Disclaimer: Haven't played the latest demo or paid close attention to most recent AoD threads because at this point I'd rather wait until I can experience the game as a whole.
- Stop doing all skill and item use in dialogue. Adopted the Fallout approach of using skills and items on objects and characters in the environment to create that sense the player is actually doing something, even if ultimately that something is "unnecessary". Basic example from one quest: player finds stone, has to combine with a rope to create a lodestone, then has to use that on a well itself to pull up the hidden item - currently this is all done in dialogue.
It's all because AoD lacks non-combat mechanics (except for the skill checks, but bare skill checks barely count as mechanics nowadays - it's like saying that you can still call Pong a "game"). No mechanics at all. And that explains everything. Honestly, I myself get pretty annoyed when people compare this game with fallout (because, in reality, it should be compared to Darklands), but let's look at F2's mechanics (hardly brilliant, mind you - the game was developed quickly and by immature designers) and their implementation. So we have this Metzger-Vic-Slavers situation and we want to solve that early and violently. Since you can't beat them honestly at early levels, what can you do mechanically wise?
-snip-
See? Game has some mechanics and allows the free usage of them, suddenly, tons of different approaches is present.
Quoting these because they line up with my main criticism of what I've played of AoD. If I had to pick one area out of the ones mentioned in this thread that I'd most love to see improved upon in a sequel, it would be structuring non-combat mechanics such that the focus is more on players coming up with and executing solutions on their own and there's a greater potential for emergent solutions. Relegating the bulk of non-combat interactions in the game to dialogue selections limits the player in any given situation to the solutions that the designer has provided;* perhaps more importantly, it makes this limitation very salient to the player, who is literally presented with a list of possible solutions. Even if you simply took the exact same solutions and implemented mechanics such that they were accomplished through player-initiated actions along the lines of how skills/items are used in Fallout, that alone would constitute a great improvement IMO.
* On its own, reworking the use of non-combat skills to a more Fallout-like system doesn't necessarily remove this limitation, but it does at least raise the possibility. Besides, to make an analogy: a game may only recognize one answer to a riddle regardless of whether the player selects that answer from a list of dialogue options or is expected to type it in himself, but I'd still argue that the latter is generally more interesting than the former (unless it's a poorly written riddle to begin with).
Take the lockpicking scenario VD brought up earlier. You
could add more dialogue options to any situation involving lockpicking so that the player can choose to pour acid on the lock, pick up the chest as a whole and try to sneak with it at a penalty, and whatever other solutions one might think of. And that would be a nice way of adding some additional options for dealing with a locked chest, as long as you give them some downsides to avoid rendering the lockpick skill a pointless investment. But IMO a better option that achieves the same results would be to set up some basic mechanics along the lines of...

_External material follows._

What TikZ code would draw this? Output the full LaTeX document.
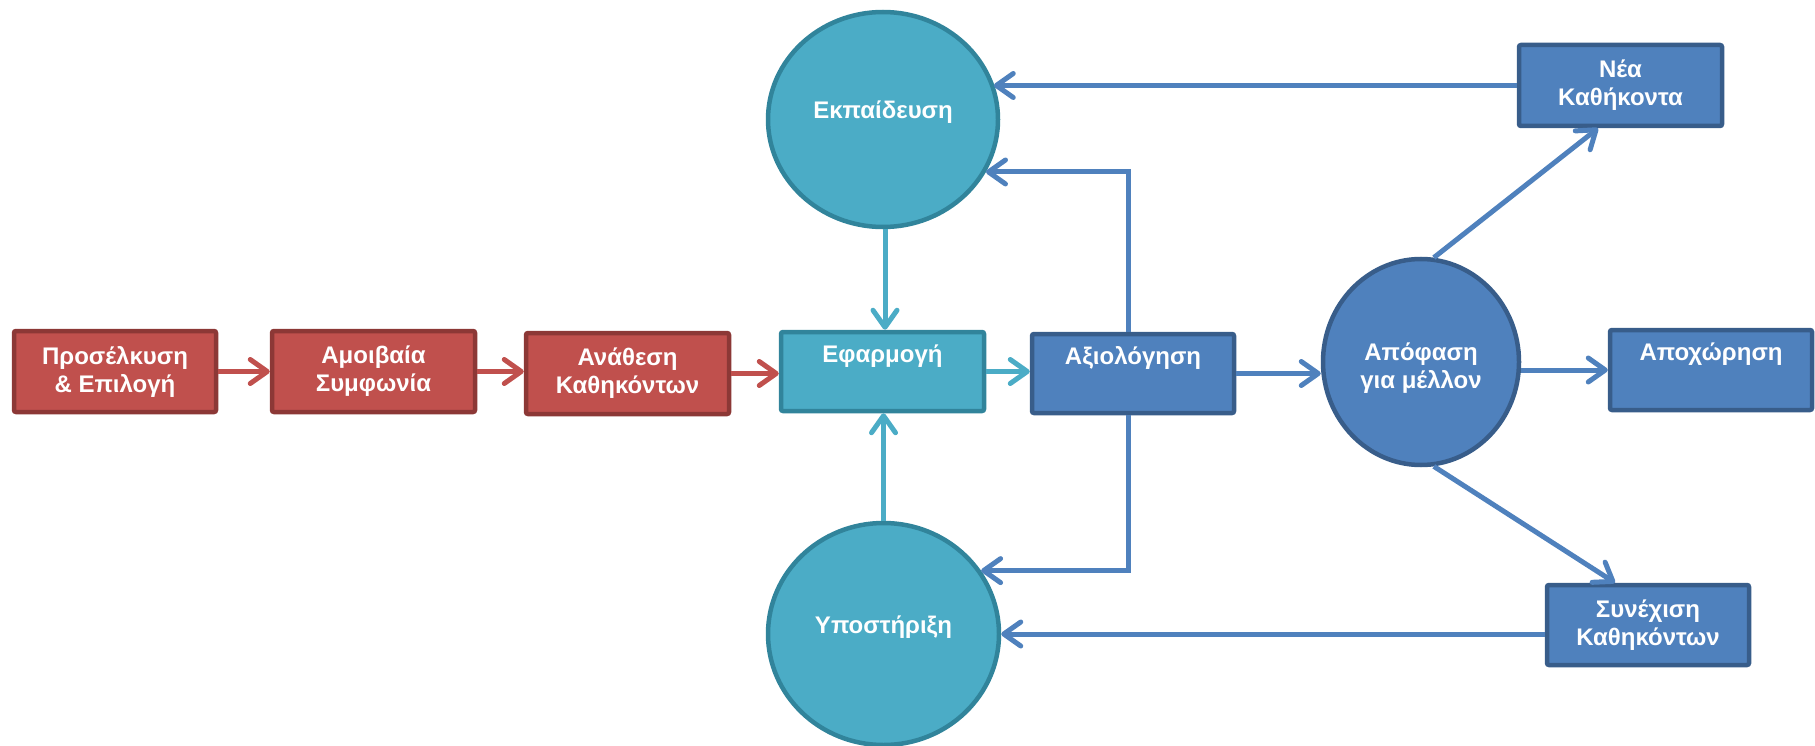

- Sneaking skill - the higher the skill, the closer the player can get to NPCs while sneaking without being spotted.
- Lockpick skill - every (locked) chest/door has some value that you must meet or exceed in order to pick its lock.
- Damage - by doing enough damage to a locked chest/door, you can bust them open. But chests/doors also have damage resistance so that your STR 3 character can't just whittle away at them with a dagger, and there may also be the potential to damage goods.
- Noise - attacking a solid object with a weapon will generate a lot of noise, attracting nearby NPCs who come to investigate (or raise the alarm if it doesn't make sense for them to investigate personally). Lockpicking is quieter, of course. Using something like acid doesn't make much noise, but acid is hard to come by/expensive/doesn't work on some locks.
- Encumbrance - encumbrance provides a penalty to stealth checks and causes your character move slower (so that grabbing some big-ass chest and just running past all the guards isn't viable), and most chests are quite bulky and heavy.
- Disguise skill - chests and other items that the character has no business carrying around and which are too large to hide on one's person are flagged to cause disguise checks to fail automatically.
And then set default values for chests/doors and modify them as needed (thick metal doors have higher damage resistance than flimsy wooden ones, etc.), and let the player go wild. This not only gives the player a greater sense of agency when dealing with a locked chest/door by enabling him to discover solutions on his own, but may also increase the player's
actual agency by enabling creative use of these mechanics - such as making a lot of noise near a heavily guarded room so that the player can slip in from another direction when the guards come to investigate.
Think I may be going in circles at this point, so let me just conclude by adding that I also agree completely with
Kem0sabe's and
Grunker's posts earlier on this page. The Iron Tower team has made something truly unique and special in AoD, and you should be proud of your creation.